Sochi 2014 is here!  There are so many topics to discuss, whether concerning cultural perspectives, world languages, geography, human rights and equality, world history and international relations, and, of course, sports, among many other angles.  For media literacy perspectives on the Games, I am posting right here a new lesson activity that works with Chapter 5 of Moving Images: Critical Notebook 5b.  This exercise encourages students to apply principles of media literacy to the images that they see as they watch the Olympics – from the personal interest pieces to direct sports coverage to commercials to power outages.

Image: 2014 Winter Olympic Games - Opening CeremonyAs we discuss or write about how we “experience” these Winter Olympics (or any similar event) from afar, it is particularly useful to raise questions about concepts that are at the core of the Olympics themselves: how does one interpret these events differently in another country or through contrasting media sources and visual traditions?  Students should be encouraged to seek out media from across the globe in relation to coverage of specific sporting events or ceremonies, sports figures, and commercial interests.  It can be highly enlightening to discover new perspectives on familiar institutions, events, or phenomena.  Including commercials.

I also recommend the continuously evolving video resources of the New York Times, which include a piece on snowboarder Mark McMorris that might be a big hit with high schoolers.

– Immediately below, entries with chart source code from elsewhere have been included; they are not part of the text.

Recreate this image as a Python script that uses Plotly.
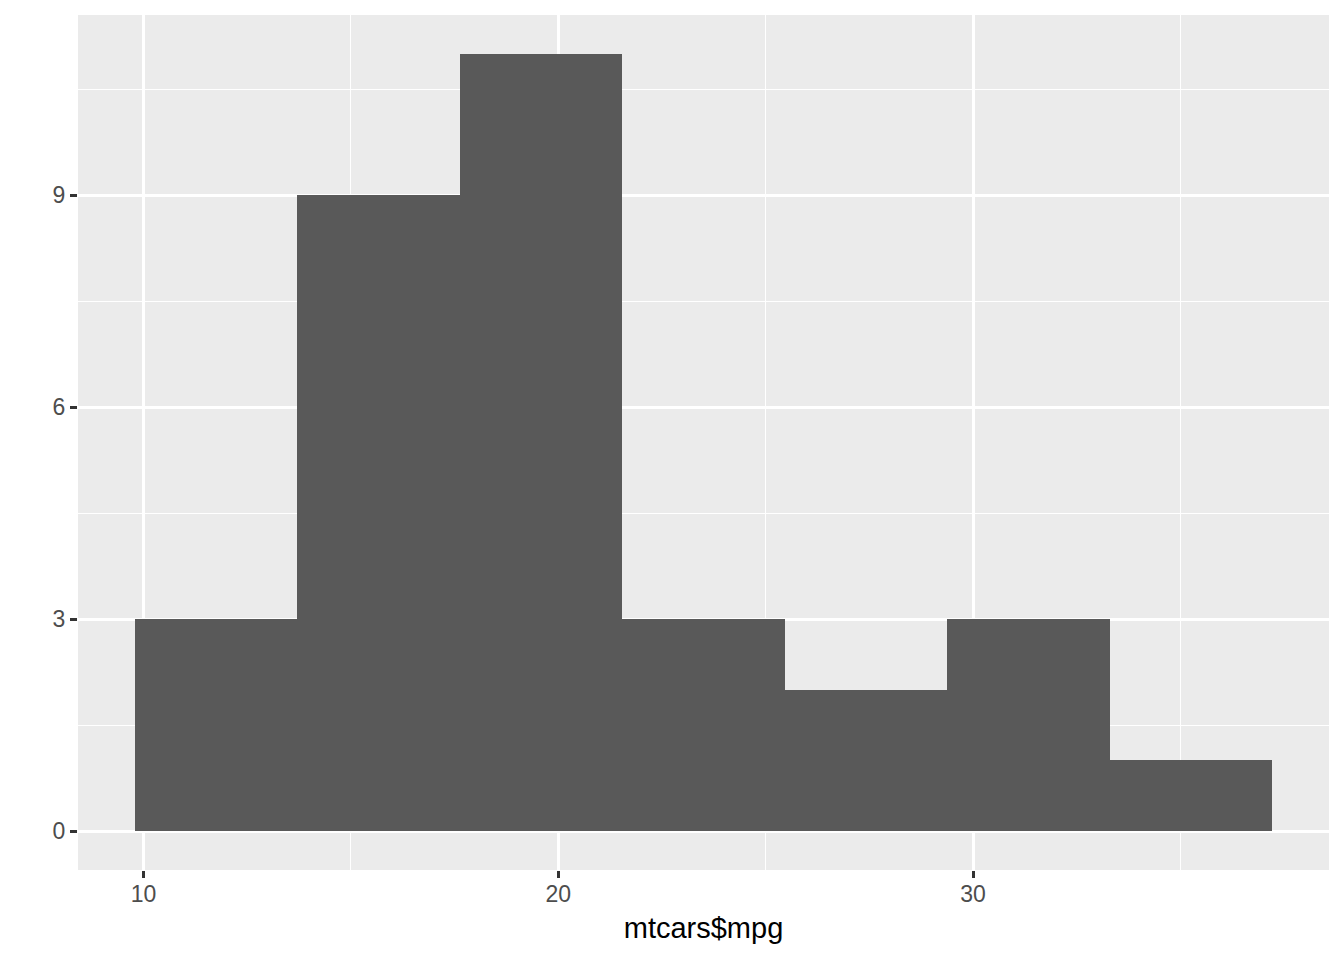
import plotly.graph_objects as go

# ggplot2 histogram of mtcars$mpg, bins = 7
bin_edges = [9.791667, 13.708333, 17.625, 21.541667, 25.458333, 29.375, 33.291667, 37.208333]
counts = [3, 9, 11, 3, 2, 3, 1]
x_ticks = [10, 20, 30]
y_ticks = [0, 3, 6, 9]

centers = [(bin_edges[i] + bin_edges[i + 1]) / 2 for i in range(len(counts))]
widths = [bin_edges[i + 1] - bin_edges[i] for i in range(len(counts))]

fig = go.Figure()
fig.add_trace(go.Bar(
    x=centers, y=counts, width=widths,
    marker=dict(color="#595959", line=dict(width=0)),
    hoverinfo="x+y",
))

xr = bin_edges[-1] - bin_edges[0]
yr = max(counts)
fig.update_layout(
    width=1336, height=952,
    margin=dict(l=70, r=15, t=7, b=90),
    paper_bgcolor="white", plot_bgcolor="#EBEBEB",
    showlegend=False, bargap=0,
    font=dict(family="Liberation Sans, Arial, sans-serif"),
    xaxis=dict(
        range=[bin_edges[0] - 0.05 * xr, bin_edges[-1] + 0.05 * xr],
        tickvals=x_ticks, ticktext=[str(v) for v in x_ticks],
        showgrid=True, gridcolor="white", gridwidth=2.8,
        minor=dict(dtick=5, tick0=5, showgrid=True, gridcolor="white", gridwidth=1.4, ticks=""),
        ticks="outside", ticklen=7, tickwidth=2.8, tickcolor="#333333",
        tickfont=dict(size=23, color="#4D4D4D"), ticklabelstandoff=-4,
        zeroline=False, showline=False,
        title=dict(text="mtcars$mpg", font=dict(size=29, color="black"), standoff=12),
    ),
    yaxis=dict(
        range=[-0.05 * yr, yr * 1.05],
        tickvals=y_ticks, ticktext=[str(v) for v in y_ticks],
        showgrid=True, gridcolor="white", gridwidth=2.8,
        minor=dict(dtick=1.5, tick0=1.5, showgrid=True, gridcolor="white", gridwidth=1.4, ticks=""),
        ticks="outside", ticklen=7, tickwidth=2.8, tickcolor="#333333",
        tickfont=dict(size=23, color="#4D4D4D"),
        zeroline=False, showline=False,
    ),
)

fig.write_html("out.html")
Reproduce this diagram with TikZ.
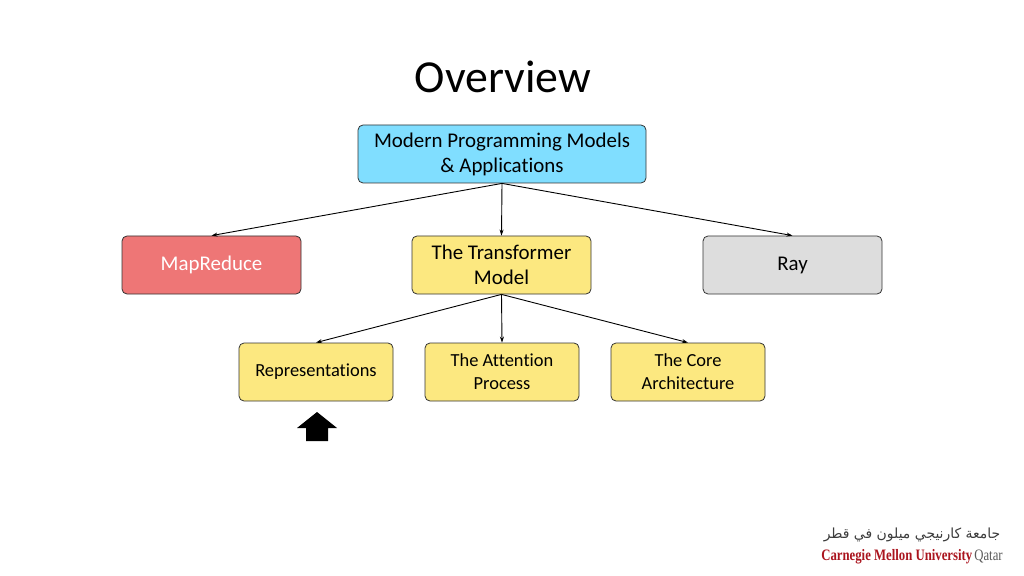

HedgehogOwlP.S.: I have to add that, on a personal note, whenever I watch an Olympics opening ceremony in the USA (and I have seen them from the vantage point of other countries, where the coverage is so very different), I am reminded of the lines from the Grim Reaper in Monty Python’s The Meaning of Life: “Shut up… You always talk, you Americans. You talk and you talk and say ‘let me tell you something’ and ‘I just wanna say this’.”  Couldn’t we ever just watch the actual ceremony in America with its actual soundtrack?  Do the commentators really need to be blabbing on about whatever comes into their heads while these amazing images from out of Tarkovsky and Hedgehog in the Fog are gorgeously floating by on the screen?  It’s really maddening at times.